YOUNG, P.J., and POWELL, J., concur.
1 R.C. 2745.01 became effective November 1, 1995. The statute attempts to institute two main changes to Ohio law regarding employer intentional tort standards. First, it requires the employee or dependent survivors to demonstrate "that the employer deliberately committed all of the elements of an employment intentional tort." (Emphasis added.) R.C.2745.01(B). Second, the statute appears to change the summary judgment standard for employer intentional torts from the standard normally applied, i.e., Civ.R. 56. The constitutionality of R.C. 2745.01 is currently pending before the Supreme Court of Ohio. See Johnson v. BP Chemicals, Inc.

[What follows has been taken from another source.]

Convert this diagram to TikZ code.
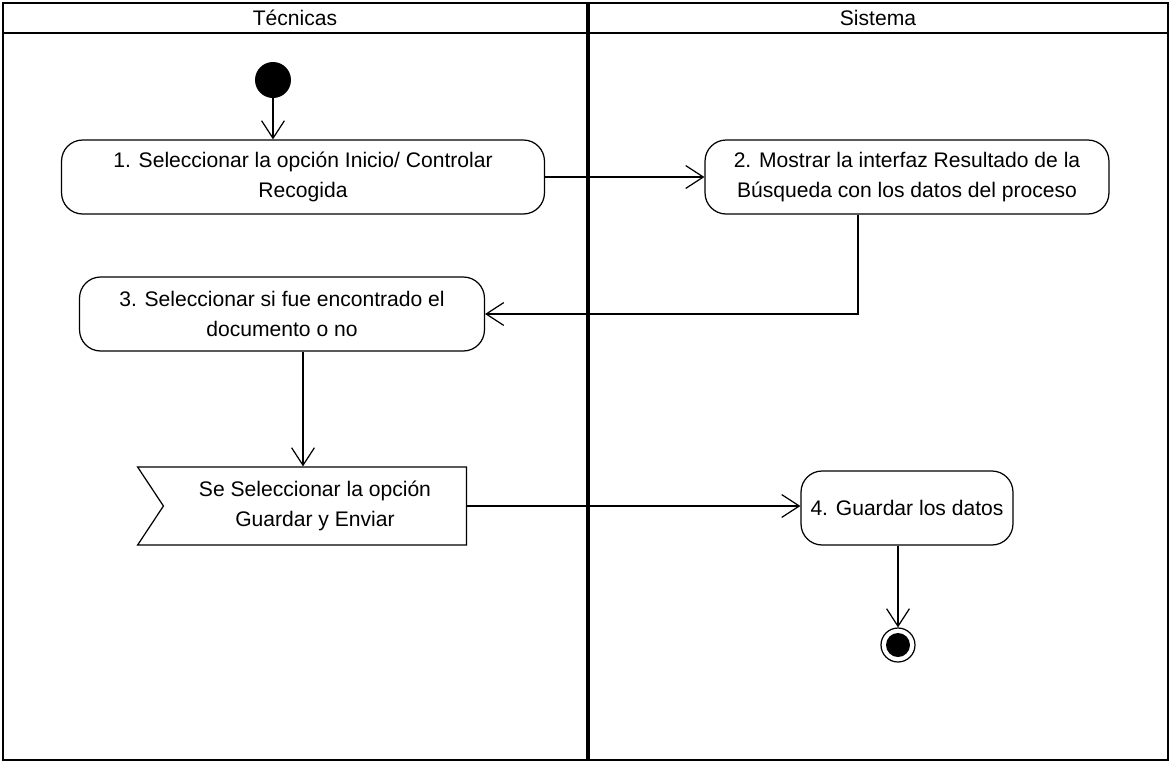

(1998), 81 Ohio St. 3d 1500 (discretionary appeal and cross appeal allowed).
2 The violation cited AK Steel for failure to comply with29 CFR 1910.212(A)(11) because "[m]achine guarding was not provided on the West door machine on the coke oven battery to protect employees from potential contact with the door extractor mechanism, such as, but not limited to, the area of the passageway along the north side of the door machine."